31.Niederadlige geben ihre Söhne als „Knappen” zu Herren zur Erziehung, so wie auch der Hochadel selbst seine Söhne zu höhergestellten Fürsten zur Erziehung gibt.  
32.Wer als Niederadliger die Ritterwürde nicht erreicht, bleibt „Edelknecht“ („armiger“). Beide Bezeichnungen verweisen auf ständische Qualität (Knecht) bzw. auf militärische Funktion (Bewaffneter). Ritter und Edelknecht können daher in derselben Familie nebeneinander herkommen: Ritter Siegfried von Lewenstein und sein Bruder Emercho, ein Edelknecht (Ritter, Krieger, Freiherr S. 78)
33.Mit der Zeit wird auch der „Ritter“-Titel – wie auch vorher bereits der von der Amts- zur Lehnsausstattung gewordene Besitz - im Niederadel erblich.  

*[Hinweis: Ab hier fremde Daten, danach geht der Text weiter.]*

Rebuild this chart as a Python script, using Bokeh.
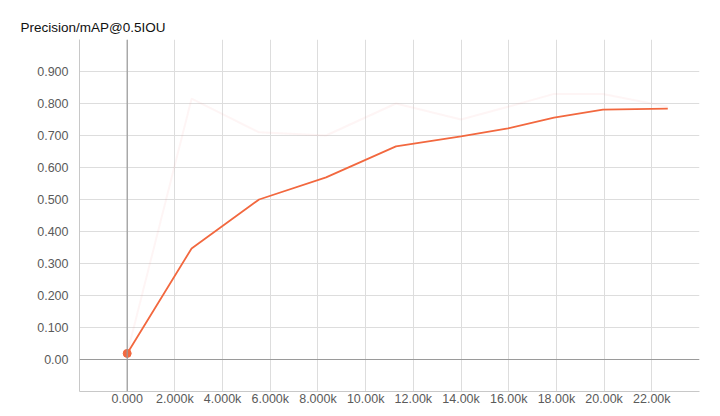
from bokeh.plotting import figure
from bokeh.models import FixedTicker, Span, Range1d
from bokeh.embed import file_html
from bokeh.resources import INLINE

# data
steps = [0, 2700, 5530, 8340, 11270, 14000, 15970, 17900, 19950, 22670]
smoothed = [0.019, 0.347, 0.500, 0.569, 0.666, 0.697, 0.722, 0.756, 0.781, 0.784]
raw = [0.019, 0.815, 0.71, 0.70, 0.80, 0.75, 0.79, 0.83, 0.83, 0.79]

x_ticks = [-2000, 0, 2000, 4000, 6000, 8000, 10000, 12000, 14000, 16000, 18000, 20000, 22000, 24000]
x_labels = ["", "0.000", "2.000k", "4.000k", "6.000k", "8.000k", "10.00k", "12.00k",
            "14.00k", "16.00k", "18.00k", "20.00k", "22.00k", ""]
y_ticks = [-0.1, 0.0, 0.1, 0.2, 0.3, 0.4, 0.5, 0.6, 0.7, 0.8, 0.9, 1.0]
y_labels = ["", "0.00", "0.100", "0.200", "0.300", "0.400", "0.500", "0.600",
            "0.700", "0.800", "0.900", ""]

FONT = "Liberation Sans"

p = figure(width=712, height=408, output_backend="svg", toolbar_location=None,
           x_range=Range1d(-2000, 24000), y_range=Range1d(-0.1, 1.0),
           title="Precision/mAP@0.5IOU",
           min_border_left=79, min_border_right=13, min_border_top=39, min_border_bottom=17)

p.title.text_font = FONT
p.title.text_font_size = "13.5px"
p.title.text_font_style = "normal"
p.title.text_color = "#111111"
p.title.offset = -59

p.outline_line_color = None

p.xaxis.ticker = FixedTicker(ticks=x_ticks)
p.yaxis.ticker = FixedTicker(ticks=y_ticks)
p.xaxis.major_label_overrides = {t: l for t, l in zip(x_ticks, x_labels)}
p.yaxis.major_label_overrides = {t: l for t, l in zip(y_ticks, y_labels)}

for ax in (p.xaxis, p.yaxis):
    ax.major_tick_line_color = None
    ax.minor_tick_line_color = None
    ax.major_tick_out = 0
    ax.major_tick_in = 0
    ax.axis_line_color = "#c8c8c8"
    ax.major_label_text_font = FONT
    ax.major_label_text_font_size = "12.5px"
    ax.major_label_text_color = "#5a5a5a"
p.yaxis.major_label_standoff = 11
p.xaxis.major_label_standoff = 0

p.xgrid.ticker = FixedTicker(ticks=x_ticks)
p.ygrid.ticker = FixedTicker(ticks=y_ticks)
p.grid.grid_line_color = "#dddddd"
p.grid.grid_line_width = 1

p.add_layout(Span(location=0, dimension="height", line_color="#9a9a9a", line_width=1.2))
p.add_layout(Span(location=0, dimension="width", line_color="#9a9a9a", line_width=1.2))

p.line(steps, raw, line_color="#f4a0a0", line_alpha=0.1, line_width=2)
p.line(steps, smoothed, line_color="#f2683f", line_width=1.8)
p.scatter(steps[:1], smoothed[:1], size=8, color="#f2683f")

open("out.html", "w").write(file_html(p, INLINE))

34.Nachkommen eines zum Ritter geschlagenen Niederadligen gelten als „ritterbürtig“ und haben damit die Qualifikation zum weiteren sozialen Aufstieg, vor allem in der geistlichen Hierarchie. Sie können zum Abt oder – z.B. in Mainz und Trier – bis zum Erzbischof aufsteigen. Im Gegensatz zu den genannten Kapiteln verlangen die Domkapitel von Straßburg und Köln bis in die Neuzeit hinein für die Aufnahme den Nachweis der hochadligen Geburt.
35.Da der Niederadel nicht mit dem Besitz eines Herrn, sondern mit dessen Hofhaltung verbunden war, können einzelne Mitglieder oder ganze Gruppen des Ausfall einer Herrschaft zur Rangerhöhung, z.B. zur Reichsunmittelbarkeit, nutzen. Die Kraichgauer Ritterschaft, die möglicherweise mit den Saliern und ihren staufischen Erben und mit dem Herzogtum Schwaben verbunden war, erlangt nach dem Ausfall des Herzogtums Schwaben in der Mitte des 13. Jahrhunderts die Reichsunmittelbarkeit, ohne dadurch jedoch mit den Reichsministerialen auf eine Stufe gestellt zu werden.
36.Die Mittelalterromantik des 19. Jahrhunderts vermengt beide Begriffsebenen von Ritter und prägt das Bild von “stolzen Ritter” auf seiner prächtigen Ritterburg.